Building a View Aggregator + Tracking System
- viewsTracking is everywhere, I remember at my last startup, we decided to integrate tools like SmartLook, AppsFlyer, Google Analytics, something from Facebook and so on. Interestingly enough, these applications had more tracking information than we collected ourselves! Morever, there were more requests to trackers on every page than there were requests to our own servers.
Research
In order to build a View Aggregator, we will look at some existing solutions and see how they work.
Hello Interview - Ad Aggregator
An Ad Click Aggregator is a system that collects and aggregates data on ad clicks. It is used by advertisers to track the performance of their ads and optimize their campaigns.
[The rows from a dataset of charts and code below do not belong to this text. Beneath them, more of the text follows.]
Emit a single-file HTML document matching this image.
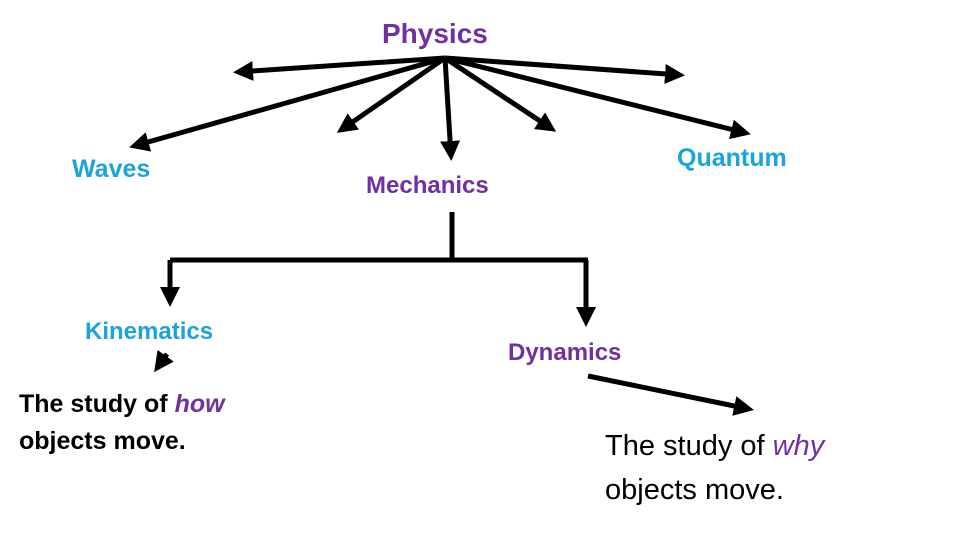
<!DOCTYPE html>
<html><head><style>
body{margin:0;width:960px;height:540px;background:#fff;position:relative;overflow:hidden;font-family:"Liberation Sans",sans-serif}
.t{position:absolute;white-space:nowrap;line-height:1}
.p{color:#7030A0}.b{color:#1BA3DC}
</style></head><body>
<svg width="960" height="540" style="position:absolute;left:0;top:0">
<defs><marker id="a" markerWidth="4" markerHeight="4" refX="3" refY="2" orient="auto" markerUnits="strokeWidth"><path d="M0,0L4,2L0,4z" fill="#000"/></marker></defs>
<g stroke="#000" stroke-width="5" fill="none" marker-end="url(#a)">
<line x1="445" y1="58" x2="238" y2="72"/>
<line x1="445" y1="58" x2="680" y2="75"/>
<line x1="445" y1="58" x2="134" y2="146"/>
<line x1="445" y1="58" x2="341" y2="130"/>
<line x1="445" y1="58" x2="451" y2="156"/>
<line x1="445" y1="58" x2="552" y2="129"/>
<line x1="445" y1="58" x2="746" y2="133"/>
<line x1="170" y1="260" x2="170" y2="302"/>
<line x1="586" y1="260" x2="586" y2="322"/>
<line x1="167" y1="354" x2="157" y2="368"/>
<line x1="588" y1="376" x2="749" y2="409"/>
</g>
<polyline points="452,212 452,260 170,260" stroke="#000" stroke-width="5" fill="none"/>
<line x1="452" y1="260" x2="588" y2="260" stroke="#000" stroke-width="5"/>
</svg>
<div class="t p" style="left:382px;top:20px;font-size:28px;font-weight:bold">Physics</div>
<div class="t b" style="left:72px;top:157px;font-size:25px;font-weight:bold">Waves</div>
<div class="t p" style="left:366px;top:174px;font-size:24px;font-weight:bold">Mechanics</div>
<div class="t b" style="left:677px;top:146px;font-size:25px;font-weight:bold">Quantum</div>
<div class="t b" style="left:85px;top:320px;font-size:24px;font-weight:bold">Kinematics</div>
<div class="t p" style="left:508px;top:341px;font-size:24px;font-weight:bold">Dynamics</div>
<div class="t" style="left:19px;top:386px;font-size:25px;line-height:37px;font-weight:bold">The study of <i class="p">how</i><br>objects move.</div>
<div class="t" style="left:605px;top:424px;font-size:29px;line-height:44px">The study of <i class="p">why</i><br>objects move.</div>
</body></html>
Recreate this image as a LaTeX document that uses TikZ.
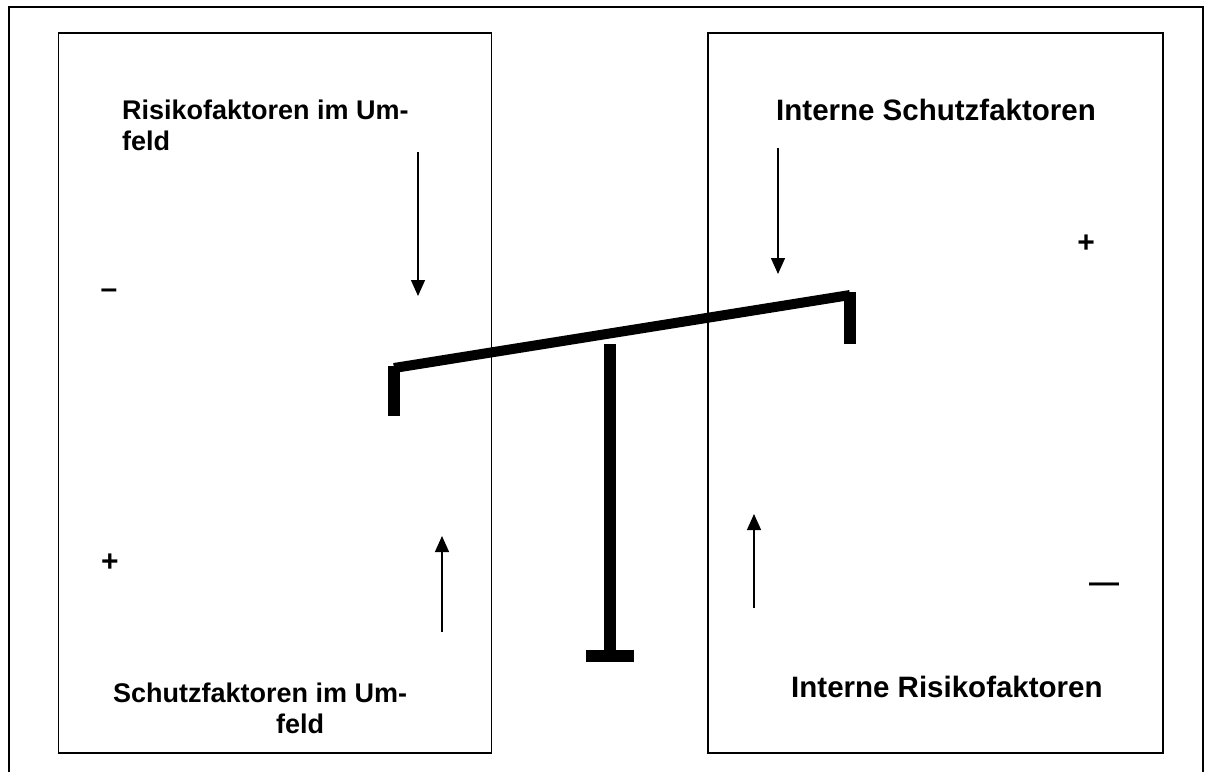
\documentclass[tikz,border=0pt]{standalone}
\usepackage{fontspec}
\setmainfont{Liberation Sans}
\usetikzlibrary{arrows.meta}
\begin{document}
\begin{tikzpicture}[x=1pt,y=-1pt,
  frame/.style={draw=black,line width=2pt},
  boxline/.style={draw=black,line width=1.6pt},
  arr/.style={draw=black,line width=1.4pt,-{Triangle[width=14pt,length=16pt]}},
  solid/.style={fill=black,draw=none},
  lbl/.style={font=\fontsize{27}{31}\selectfont\bfseries,inner sep=0pt,anchor=base west},
  lblr/.style={font=\fontsize{29.5}{33}\selectfont\bfseries,inner sep=0pt,anchor=base west},
  sign/.style={font=\fontsize{30}{34}\selectfont\bfseries,inner sep=0pt}]
\useasboundingbox (0,0) rectangle (1206,772);
% outer frame
\draw[frame] (9,772) -- (9,7) -- (1203,7) -- (1203,772);
% boxes
\node[boxline,minimum width=433pt,minimum height=720pt,anchor=north west,inner sep=0pt] (lbox) at (57.5,32) {};
\node[boxline,minimum width=455pt,minimum height=720pt,anchor=north west,inner sep=0pt] (rbox) at (707,32) {};
% balance
\coordinate (bl) at (394,368);
\coordinate (br) at (850,295);
\draw[line width=10pt] (bl) -- (br);
\fill[solid] (388,366) rectangle (400,416);
\fill[solid] (844,292) rectangle (856,344);
\fill[solid] (604,344) rectangle (616,662);
\fill[solid] (586,650) rectangle (634,662);
% arrows
\coordinate (a1s) at (418,152); \coordinate (a1e) at (418,296);
\coordinate (a2s) at (778,148); \coordinate (a2e) at (778,274);
\coordinate (a3s) at (442,632); \coordinate (a3e) at (442,536);
\coordinate (a4s) at (754,608); \coordinate (a4e) at (754,514);
\draw[arr] (a1s) -- (a1e);
\draw[arr] (a2s) -- (a2e);
\draw[arr] (a3s) -- (a3e);
\draw[arr] (a4s) -- (a4e);
% labels
\node[lbl] (t1a) at (122,119) {Risikofaktoren im Um-};
\node[lbl] (t1b) at (122,150) {feld};
\node[lblr] (t2) at (776,120) {Interne Schutzfaktoren};
\node[lbl] (t3a) at (113,702) {Schutzfaktoren im Um-};
\node[lbl] (t3b) at (276,733) {feld};
\node[lblr] (t4) at (791,697) {Interne Risikofaktoren};
% signs
\node[sign] (s1) at (109,294) {–};
\node[sign] (s2) at (1086,244) {+};
\node[sign] (s3) at (110,563) {+};
\node[sign] (s4) at (1104,588) {—};
\end{tikzpicture}
\end{document}
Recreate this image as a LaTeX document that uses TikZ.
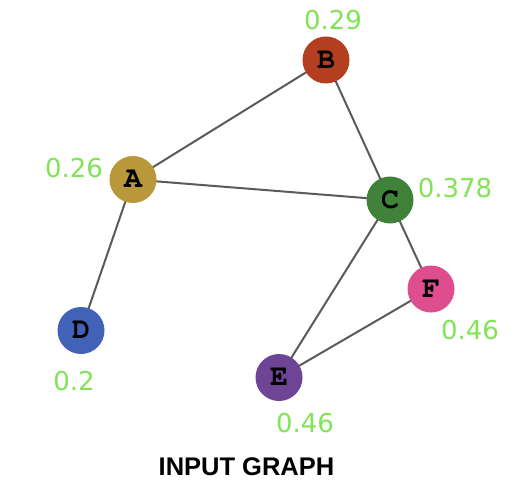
\documentclass[tikz,border=0pt]{standalone}
\usepackage{fontspec}
\usetikzlibrary{backgrounds}
\setmainfont{DejaVu Sans}
\newfontfamily\titlefont{Liberation Sans}
\newcommand{\lettfont}{\fontencoding{T1}\fontfamily{pcr}\fontseries{b}\selectfont}
\definecolor{cB}{RGB}{180,62,32}
\definecolor{cA}{RGB}{184,152,58}
\definecolor{cC}{RGB}{64,130,58}
\definecolor{cD}{RGB}{66,98,184}
\definecolor{cF}{RGB}{222,78,142}
\definecolor{cE}{RGB}{110,69,150}
\definecolor{lab}{RGB}{128,228,86}
\definecolor{edg}{RGB}{90,90,90}
\begin{document}
\begin{tikzpicture}[x=1pt,y=-1pt,
  vert/.style={circle,minimum size=47pt,inner sep=0pt,text=black,font=\fontsize{30}{30}\lettfont},
  val/.style={text=lab,inner sep=0pt,font=\fontsize{26}{26}\selectfont},
  edge/.style={draw=edg,line width=2pt}]
\useasboundingbox (0,0) rectangle (524,486);
\node[vert,fill=cB] (B) at (326,60) {B};
\node[vert,fill=cA] (A) at (133,179.5) {A};
\node[vert,fill=cC] (C) at (390,200) {C};
\node[vert,fill=cD] (D) at (81,330.5) {D};
\node[vert,fill=cF] (F) at (431,289) {F};
\node[vert,fill=cE] (E) at (279,377.5) {E};
\begin{scope}[on background layer]
\draw[edge] (A.center) -- (B.center);
\draw[edge] (A.center) -- (C.center);
\draw[edge] (B.center) -- (C.center);
\draw[edge] (A.center) -- (D.center);
\draw[edge] (C.center) -- (E.center);
\draw[edge] (C.center) -- (F.center);
\draw[edge] (E.center) -- (F.center);
\end{scope}
\node[val] (lB) at (333,20) {0.29};
\node[val] (lA) at (74,168) {0.26};
\node[val] (lC) at (455,188) {0.378};
\node[val] (lD) at (74,381) {0.2};
\node[val] (lF) at (470,330) {0.46};
\node[val] (lE) at (305,423) {0.46};
\node[inner sep=0pt,font=\titlefont\bfseries\fontsize{25.5}{25.5}\selectfont] (t) at (246.5,467) {INPUT GRAPH};
\end{tikzpicture}
\end{document}
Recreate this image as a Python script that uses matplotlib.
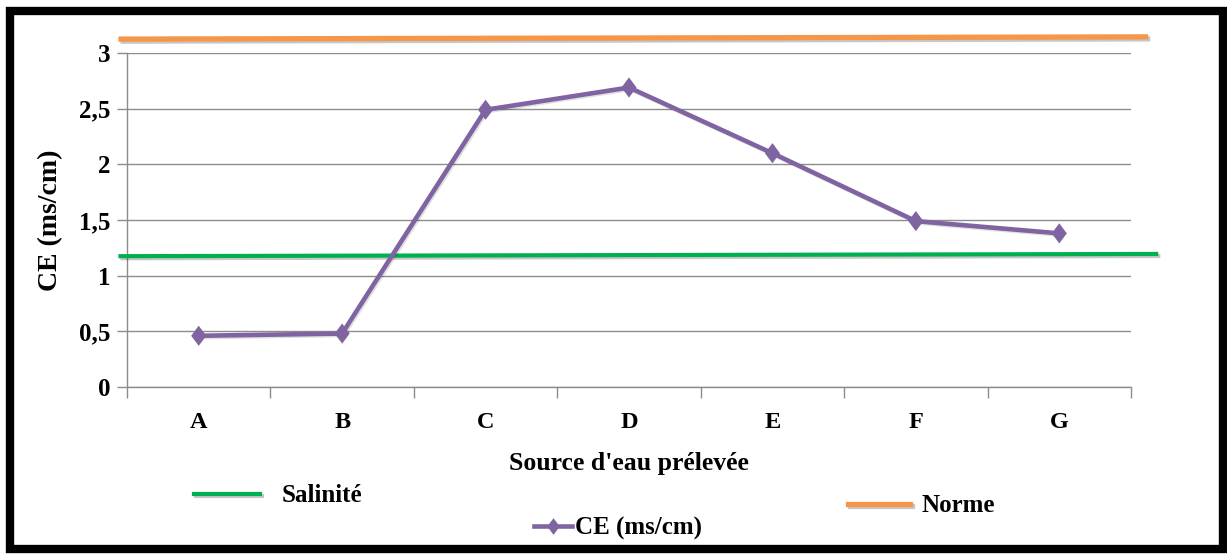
import numpy as np
import matplotlib.pyplot as plt
import matplotlib.patheffects as pe
from matplotlib.lines import Line2D
from matplotlib.patches import Rectangle

# data
sources = ['A', 'B', 'C', 'D', 'E', 'F', 'G']
ce_values = [0.46, 0.48, 2.49, 2.69, 2.10, 1.49, 1.38]
salinite_level = [1.175, 1.195]   # slightly sloped reference line (start, end)
norme_level = [3.125, 3.145]

yticks = [0, 0.5, 1, 1.5, 2, 2.5, 3]
ytick_labels = ['0', '0,5', '1', '1,5', '2', '2,5', '3']

purple = '#8064a2'
green = '#00b050'
orange = '#f79646'
grid_gray = '#8c8c8c'

plt.rcParams['font.family'] = 'Liberation Serif'
plt.rcParams['font.weight'] = 'bold'

fig = plt.figure(figsize=(12.27, 5.56), dpi=100)
ax = fig.add_axes([127 / 1227, 1 - 387 / 556, (1131 - 127) / 1227, (387 - 53) / 556])

x = np.arange(len(sources))
shadow = [pe.SimpleLineShadow(offset=(1.5, -1.5), alpha=0.22), pe.Normal()]
soft_shadow = [pe.SimpleLineShadow(offset=(1, -1), alpha=0.12), pe.Normal()]

# the two reference lines overhang the plot area like the drawn shapes in the original
ax.plot([-0.56, 6.69], salinite_level, color=green, lw=3, clip_on=False,
        solid_capstyle='butt', path_effects=shadow, zorder=3)
ax.plot([-0.56, 6.62], norme_level, color=orange, lw=3.8, clip_on=False,
        solid_capstyle='butt', path_effects=shadow, zorder=3)

diamond = [(0, 1), (0.75, 0), (0, -1), (-0.75, 0), (0, 1)]
ax.plot(x, ce_values, color=purple, lw=3.3, marker=diamond, markersize=14.5,
        markeredgewidth=0, path_effects=soft_shadow, zorder=4)

ax.set_xlim(-0.5, len(sources) - 0.5)
ax.set_ylim(0, 3)
ax.set_yticks(yticks)
ax.set_yticklabels(ytick_labels, fontsize=18, fontweight='bold')
ax.set_xticks(x)
ax.set_xticklabels(sources, fontsize=17.5, fontweight='bold')
ax.set_xticks(np.arange(-0.5, len(sources)), minor=True)
ax.tick_params(axis='x', which='major', length=0, pad=18)
ax.tick_params(axis='x', which='minor', length=8, color=grid_gray, width=1)
ax.tick_params(axis='y', length=7, color=grid_gray, width=1, pad=5)

ax.yaxis.grid(True, color=grid_gray, lw=1)
ax.set_axisbelow(True)
for s in ['top', 'right']:
    ax.spines[s].set_visible(False)
for s in ['left', 'bottom']:
    ax.spines[s].set_color(grid_gray)
    ax.spines[s].set_linewidth(1)

ax.set_xlabel("Source d'eau prélevée", fontsize=18.5, fontweight='bold')
ax.set_ylabel('CE (ms/cm)', fontsize=20, fontweight='bold')
ax.xaxis.set_label_coords(0.5, -0.195)
ax.yaxis.set_label_coords(-0.064, 0.5)

# three separate legend entries, scattered like the original
leg_kw = dict(frameon=False, borderpad=0, borderaxespad=0, loc='center left',
              bbox_transform=fig.transFigure, prop={'size': 18, 'weight': 'bold'})
h1 = Line2D([], [], color=green, lw=3, path_effects=shadow)
l1 = fig.legend([h1], ['Salinité'], bbox_to_anchor=(194 / 1227, 1 - 496 / 556),
                handlelength=2.64, handletextpad=0.88, **leg_kw)
h2 = Line2D([], [], color=purple, lw=3.3, marker=diamond, markersize=12, markeredgewidth=0)
l2 = fig.legend([h2], ['CE (ms/cm)'], bbox_to_anchor=(534 / 1227, 1 - 528 / 556),
                handlelength=1.52, handletextpad=0.12, **leg_kw)
h3 = Line2D([], [], color=orange, lw=3.8, path_effects=shadow)
l3 = fig.legend([h3], ['Norme'], bbox_to_anchor=(848 / 1227, 1 - 506 / 556),
                handlelength=2.48, handletextpad=0.48, **leg_kw)

# black frame around the whole chart
fig.patches.append(Rectangle((10 / 1227, 1 - 549 / 556), (1223 - 10) / 1227, (549 - 11) / 556,
                             transform=fig.transFigure, fill=False, edgecolor='black', lw=6))

fig.savefig('out.png', dpi=100)
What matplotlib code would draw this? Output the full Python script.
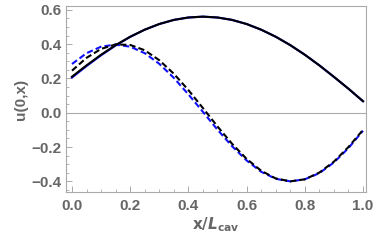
import matplotlib
matplotlib.use("Agg")
import matplotlib.pyplot as plt
from matplotlib.ticker import MultipleLocator

# values
x = [0.00, 0.05, 0.10, 0.15, 0.20, 0.25, 0.30, 0.35, 0.40, 0.45, 0.50,
     0.55, 0.60, 0.65, 0.70, 0.75, 0.80, 0.85, 0.90, 0.95, 1.00]
black_solid = [0.210, 0.276, 0.338, 0.394, 0.443, 0.484, 0.517, 0.541, 0.555, 0.560, 0.555,
               0.541, 0.517, 0.484, 0.443, 0.394, 0.338, 0.276, 0.209, 0.140, 0.067]
blue_solid = [0.205, 0.272, 0.335, 0.392, 0.442, 0.484, 0.517, 0.541, 0.555, 0.560, 0.555,
              0.541, 0.517, 0.484, 0.443, 0.394, 0.338, 0.276, 0.209, 0.140, 0.067]
black_dash = [0.245, 0.320, 0.372, 0.398, 0.395, 0.364, 0.306, 0.227, 0.132, 0.027, -0.080,
              -0.181, -0.269, -0.338, -0.383, -0.400, -0.388, -0.349, -0.285, -0.200, -0.100]
blue_dash = [0.284, 0.347, 0.385, 0.397, 0.385, 0.347, 0.285, 0.203, 0.107, 0.005, -0.099,
             -0.195, -0.278, -0.344, -0.385, -0.400, -0.388, -0.352, -0.290, -0.206, -0.105]

gray = '#666666'
plt.rcParams['font.family'] = ['Liberation Sans', 'DejaVu Sans']

fig = plt.figure(figsize=(3.74, 2.43), dpi=100)
ax = fig.add_axes([66/374, 1-192/243, 300/374, 186/243])

ax.axhline(0, color='#aaaaaa', lw=0.8, zorder=1)
ax.plot(x, blue_solid, color='#1010ff', lw=1.5)
ax.plot(x, blue_dash, color='#1010ff', lw=1.5, dashes=(3, 1.5))
ax.plot(x, black_solid, color='black', lw=1.5)
ax.plot(x, black_dash, color='black', lw=1.5, dashes=(3, 1.5))

ax.set_xlim(-0.0206, 1.0103)
ax.set_ylim(-0.462, 0.622)
ax.xaxis.set_major_locator(MultipleLocator(0.2))
ax.xaxis.set_minor_locator(MultipleLocator(0.05))
ax.yaxis.set_major_locator(MultipleLocator(0.2))
ax.yaxis.set_minor_locator(MultipleLocator(0.05))
ax.xaxis.set_major_formatter(plt.FuncFormatter(lambda v, p: f"{v:.1f}".replace('-', '\u2212')))
ax.yaxis.set_major_formatter(plt.FuncFormatter(lambda v, p: f"{v:.1f}".replace('-', '\u2212') if abs(v) > 1e-9 else "0.0"))

for s in ax.spines.values():
    s.set_color('#aaaaaa')
    s.set_linewidth(0.8)
ax.tick_params(which='both', direction='in', color='#aaaaaa', top=False, right=False)
ax.tick_params(which='major', length=4, width=0.7, labelsize=11, labelcolor=gray)
ax.tick_params(which='minor', length=2, width=0.6)
ax.tick_params(axis='x', which='major', pad=5)
ax.tick_params(axis='y', which='major', pad=3)
for lab in ax.get_xticklabels() + ax.get_yticklabels():
    lab.set_fontweight('bold')

ax.set_ylabel('u(0,x)', fontsize=11, fontweight='bold', color=gray, labelpad=3)
ax.set_xlabel(r'$\mathbf{x/}\boldsymbol{L}_{\mathbf{cav}}$', fontsize=11, color=gray, labelpad=2)

fig.savefig('out.png', dpi=100)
For our purposes, we will assume these are ads displayed on a website or app, like Facebook.
Requirements
Functional Requirements:
- Users click a link and go to the page
- Advertisers want to query for click metrics for their ads
- [NICE TO HAVE] Ad targeting based on user behavior
- [NICE TO HAVE] Cross device tracking
- [NICE TO HAVE] Integration with offline channels
Non Functional Requirements:
- Scale - how many ads at a given time - 10 million; 10k clicks per second at peak
- Latency - < 1s query response time
- Fault Tolerance - no data loss
- Real time - data should be available in real time
- Idempotency of ad clicks
- [NICE TO HAVE] GDPR compliance
- [NICE TO HAVE] Conversion tracking
- [NICE TO HAVE] Fraud detection
System interface and dataflow
Input:
- Click data
- Advertiser queries
Outputs:
- Redirection
- Aggregate click metrics
Dataflow
1. Click data comes to the system
2. User is redirected
3. Click data is validated
4. Click data is logged
5. Click data is aggregated
6. Click data is queried
HLD
For querying, something like SQL storing all the click events would be too slow - you can get millions of writes per second.
- Ad click hits the processor.
- Click processor service returns a 302 after publishing an event to Kinesis or Kafka.
- Apache Flink processes the event stream and aggregates them over a time window in memory.
LDL
- Use KV store to ensure that we only count each click once even if it is sent multiple times by a malicious user.
Adding a View Aggregator to this website
To keep things simple, we will add tracking events to every single page of this website.
Requirements
Functional Requirements:
- Track page views
Non Functional Requirements:
- Eventually Consistent
- Available - 99.99%
- Partition Tolerant
System Interface and Dataflow
Track API calls on a page, and send them to a tracking system.
Input:
- Page view events
Output:
- Tracking system
Because I'm on Cloudflare, I can use their Queues with consumers being a Fink replacement to aggregate the counts in memory, and over time write them to a datastore.
There are some severe limitations to this approach
- if the consumer crashes, we lose all the data in memory.
- 1 queue can only handle 1000 events per second, so if there is a popular article, we will lose data, unless we create hot queues for popular articles.
- We can't do real time analytics, as the data is only written to the datastore after a certain time period.
Amazon Kinesis has similar limitations - Each shard can support writes up to 1,000 records per second, up to a maximum data write total of 1 MB per second.
Despite these limitations, this is the approach I will take for now.